Imagine the Ball Has Little Legs

Henry Cotton, who was well before my time, but was reputed to be no slouch as a player and a teacher, said, "Imagine the ball has little legs, and chop them off."  I believe he was the first teacher to teach the "impact" approach, having students hit a tire with one hand, then the other, and then both, learning to make a solid, square strike and building some golfing muscle in the process. (There are some good videos on YouTube showing Cotton's tire drill)

As someone who got lost in swing mechanics, I have found myself at the point where I can no longer even find my old swing.  However, I have found this idea from Henry Cotton very helpful in the recovery process.  Imagining those little legs under the ball and chopping them off works like a charm to give you the right strike.  

Harvey Penick taught his students the same thing when he told them to "clip the tee" under the ball. Harvey said he didn't know why, but clipping the tee caused the club face to be square.  It was like magic.  Harvey also loved to see a player who just brushed the ball off the turf, taking little or no divot.

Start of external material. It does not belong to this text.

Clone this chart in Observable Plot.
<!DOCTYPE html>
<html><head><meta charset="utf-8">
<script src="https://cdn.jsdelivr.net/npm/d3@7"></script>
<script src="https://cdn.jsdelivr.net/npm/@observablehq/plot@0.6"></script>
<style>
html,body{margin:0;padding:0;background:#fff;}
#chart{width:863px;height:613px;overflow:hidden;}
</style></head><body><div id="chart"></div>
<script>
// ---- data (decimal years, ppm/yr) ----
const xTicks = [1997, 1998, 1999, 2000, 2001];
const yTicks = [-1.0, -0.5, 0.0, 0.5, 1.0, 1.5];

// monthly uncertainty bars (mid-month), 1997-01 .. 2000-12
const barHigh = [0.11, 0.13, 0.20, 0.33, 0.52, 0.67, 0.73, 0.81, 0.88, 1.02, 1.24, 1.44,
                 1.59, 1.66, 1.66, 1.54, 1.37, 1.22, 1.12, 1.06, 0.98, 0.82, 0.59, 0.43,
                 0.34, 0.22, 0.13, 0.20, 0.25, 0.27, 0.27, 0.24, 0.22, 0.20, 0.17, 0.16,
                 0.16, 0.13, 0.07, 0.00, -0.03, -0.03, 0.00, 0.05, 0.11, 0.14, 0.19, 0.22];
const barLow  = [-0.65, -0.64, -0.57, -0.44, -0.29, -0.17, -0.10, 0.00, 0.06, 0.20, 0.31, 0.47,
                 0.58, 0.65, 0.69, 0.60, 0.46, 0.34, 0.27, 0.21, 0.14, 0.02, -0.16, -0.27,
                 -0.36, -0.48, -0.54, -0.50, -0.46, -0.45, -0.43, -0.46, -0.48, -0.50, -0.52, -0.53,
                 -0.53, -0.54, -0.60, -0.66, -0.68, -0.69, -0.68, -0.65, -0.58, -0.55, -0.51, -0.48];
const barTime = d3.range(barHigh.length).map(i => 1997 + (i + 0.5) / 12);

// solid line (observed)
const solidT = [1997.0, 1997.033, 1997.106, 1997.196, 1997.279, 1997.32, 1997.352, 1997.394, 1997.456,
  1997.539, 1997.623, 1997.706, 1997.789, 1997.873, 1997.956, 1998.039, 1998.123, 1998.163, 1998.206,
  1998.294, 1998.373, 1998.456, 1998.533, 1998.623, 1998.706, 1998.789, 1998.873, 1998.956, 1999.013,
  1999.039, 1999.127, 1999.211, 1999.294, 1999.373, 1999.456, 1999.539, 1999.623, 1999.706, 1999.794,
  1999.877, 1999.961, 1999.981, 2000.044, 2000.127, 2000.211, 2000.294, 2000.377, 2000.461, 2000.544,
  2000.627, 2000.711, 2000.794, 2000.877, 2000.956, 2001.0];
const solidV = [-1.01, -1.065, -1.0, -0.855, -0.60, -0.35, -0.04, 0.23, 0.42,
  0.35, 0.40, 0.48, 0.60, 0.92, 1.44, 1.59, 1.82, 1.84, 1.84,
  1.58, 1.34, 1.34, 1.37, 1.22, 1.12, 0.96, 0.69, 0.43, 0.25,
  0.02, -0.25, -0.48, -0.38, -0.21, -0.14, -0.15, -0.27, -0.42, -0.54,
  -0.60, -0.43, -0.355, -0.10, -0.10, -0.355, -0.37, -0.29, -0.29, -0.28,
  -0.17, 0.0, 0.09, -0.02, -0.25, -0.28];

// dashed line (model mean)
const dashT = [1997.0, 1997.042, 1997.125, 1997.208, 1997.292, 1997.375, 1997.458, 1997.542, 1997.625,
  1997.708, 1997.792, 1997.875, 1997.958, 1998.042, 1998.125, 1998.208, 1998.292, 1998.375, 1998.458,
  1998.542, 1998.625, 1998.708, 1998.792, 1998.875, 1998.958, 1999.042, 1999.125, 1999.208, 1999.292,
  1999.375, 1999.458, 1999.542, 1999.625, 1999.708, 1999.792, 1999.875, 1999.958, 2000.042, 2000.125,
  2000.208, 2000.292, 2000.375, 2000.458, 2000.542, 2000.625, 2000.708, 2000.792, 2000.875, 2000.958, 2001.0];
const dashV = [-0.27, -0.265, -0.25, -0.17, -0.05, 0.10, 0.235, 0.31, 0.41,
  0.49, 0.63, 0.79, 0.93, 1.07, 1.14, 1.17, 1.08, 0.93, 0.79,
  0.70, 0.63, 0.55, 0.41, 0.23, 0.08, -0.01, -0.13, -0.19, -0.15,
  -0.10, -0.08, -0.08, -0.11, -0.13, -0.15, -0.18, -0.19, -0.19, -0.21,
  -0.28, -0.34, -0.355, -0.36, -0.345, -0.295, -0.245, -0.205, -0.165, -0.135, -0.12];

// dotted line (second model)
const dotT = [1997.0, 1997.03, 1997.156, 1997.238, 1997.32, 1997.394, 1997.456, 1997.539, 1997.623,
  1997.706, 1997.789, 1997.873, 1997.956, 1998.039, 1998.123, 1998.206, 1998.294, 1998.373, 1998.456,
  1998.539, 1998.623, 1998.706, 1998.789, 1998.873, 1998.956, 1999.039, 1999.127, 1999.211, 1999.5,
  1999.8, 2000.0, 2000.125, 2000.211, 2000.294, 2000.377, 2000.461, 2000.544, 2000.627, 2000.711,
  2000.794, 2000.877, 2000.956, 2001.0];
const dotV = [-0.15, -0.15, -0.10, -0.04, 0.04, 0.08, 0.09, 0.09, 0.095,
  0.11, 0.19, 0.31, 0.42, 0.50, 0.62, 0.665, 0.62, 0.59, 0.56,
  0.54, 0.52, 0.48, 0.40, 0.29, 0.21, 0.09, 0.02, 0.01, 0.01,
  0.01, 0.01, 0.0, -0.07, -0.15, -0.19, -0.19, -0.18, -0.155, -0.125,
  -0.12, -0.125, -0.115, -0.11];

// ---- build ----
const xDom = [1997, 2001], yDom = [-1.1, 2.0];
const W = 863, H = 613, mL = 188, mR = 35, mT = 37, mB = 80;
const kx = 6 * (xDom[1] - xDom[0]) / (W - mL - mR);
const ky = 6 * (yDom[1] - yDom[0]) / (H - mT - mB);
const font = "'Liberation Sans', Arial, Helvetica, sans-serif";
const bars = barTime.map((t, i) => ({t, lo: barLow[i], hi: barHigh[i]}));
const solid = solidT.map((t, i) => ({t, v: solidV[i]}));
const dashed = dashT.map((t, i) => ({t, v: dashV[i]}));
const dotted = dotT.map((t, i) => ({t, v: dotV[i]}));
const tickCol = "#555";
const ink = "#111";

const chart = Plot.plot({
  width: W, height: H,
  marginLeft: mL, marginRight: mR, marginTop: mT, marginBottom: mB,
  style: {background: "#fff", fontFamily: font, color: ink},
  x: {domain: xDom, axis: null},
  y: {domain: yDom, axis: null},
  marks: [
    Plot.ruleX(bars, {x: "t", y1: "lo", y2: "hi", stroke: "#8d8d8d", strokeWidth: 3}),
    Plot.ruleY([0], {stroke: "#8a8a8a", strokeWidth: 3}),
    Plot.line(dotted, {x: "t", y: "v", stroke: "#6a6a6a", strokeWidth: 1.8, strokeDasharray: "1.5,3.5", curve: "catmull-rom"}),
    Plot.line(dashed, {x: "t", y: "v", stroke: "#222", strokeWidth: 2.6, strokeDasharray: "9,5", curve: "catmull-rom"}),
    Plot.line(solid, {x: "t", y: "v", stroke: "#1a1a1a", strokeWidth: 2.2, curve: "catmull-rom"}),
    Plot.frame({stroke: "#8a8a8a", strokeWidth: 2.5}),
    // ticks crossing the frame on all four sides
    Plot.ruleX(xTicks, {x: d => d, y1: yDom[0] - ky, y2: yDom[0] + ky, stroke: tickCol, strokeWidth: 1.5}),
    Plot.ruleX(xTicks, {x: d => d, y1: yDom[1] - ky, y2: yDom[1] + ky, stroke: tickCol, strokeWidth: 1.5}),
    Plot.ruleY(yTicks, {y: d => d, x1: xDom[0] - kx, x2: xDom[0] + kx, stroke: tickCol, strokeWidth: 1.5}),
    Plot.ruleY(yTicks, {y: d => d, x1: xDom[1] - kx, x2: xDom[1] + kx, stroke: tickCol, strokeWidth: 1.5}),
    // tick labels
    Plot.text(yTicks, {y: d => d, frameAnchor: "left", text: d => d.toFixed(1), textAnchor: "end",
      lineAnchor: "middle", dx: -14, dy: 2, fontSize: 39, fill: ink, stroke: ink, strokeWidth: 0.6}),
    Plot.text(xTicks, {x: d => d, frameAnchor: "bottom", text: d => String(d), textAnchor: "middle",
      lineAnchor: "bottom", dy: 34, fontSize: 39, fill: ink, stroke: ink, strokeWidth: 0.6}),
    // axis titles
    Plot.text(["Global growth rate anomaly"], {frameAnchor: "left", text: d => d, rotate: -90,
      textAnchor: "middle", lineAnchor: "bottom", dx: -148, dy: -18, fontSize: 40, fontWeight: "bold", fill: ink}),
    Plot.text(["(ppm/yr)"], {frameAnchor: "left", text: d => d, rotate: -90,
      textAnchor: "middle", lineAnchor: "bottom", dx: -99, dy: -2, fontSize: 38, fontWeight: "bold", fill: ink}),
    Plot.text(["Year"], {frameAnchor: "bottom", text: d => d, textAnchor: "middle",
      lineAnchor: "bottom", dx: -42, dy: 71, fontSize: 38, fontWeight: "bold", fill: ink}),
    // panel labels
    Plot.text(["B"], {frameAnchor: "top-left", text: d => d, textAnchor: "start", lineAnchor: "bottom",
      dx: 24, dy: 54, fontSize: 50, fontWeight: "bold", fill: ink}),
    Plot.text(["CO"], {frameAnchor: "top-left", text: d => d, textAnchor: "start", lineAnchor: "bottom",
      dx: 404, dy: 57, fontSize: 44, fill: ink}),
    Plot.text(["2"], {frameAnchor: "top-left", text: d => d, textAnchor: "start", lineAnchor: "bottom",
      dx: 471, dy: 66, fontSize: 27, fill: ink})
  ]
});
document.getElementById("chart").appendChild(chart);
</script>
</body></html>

Johnny Miller also likes to talk about the "brush, brush" drill, especially with chipping where you make sure you brush the grass under the ball.  This approach beats the hell out of beating down on the ball and taking divots big enough to bury small mammals in, as I am sometimes prone to do.  

Since I've fiddled with my swing to the point of almost total confusion and paralysis, I am back to trying just to cut those little legs out from under the ball.  It beats the hell out of worrying about my backswing.

If you're having trouble with your swing, or your ball striking, maybe chopping the legs out from under that pesky little ball might help you as well.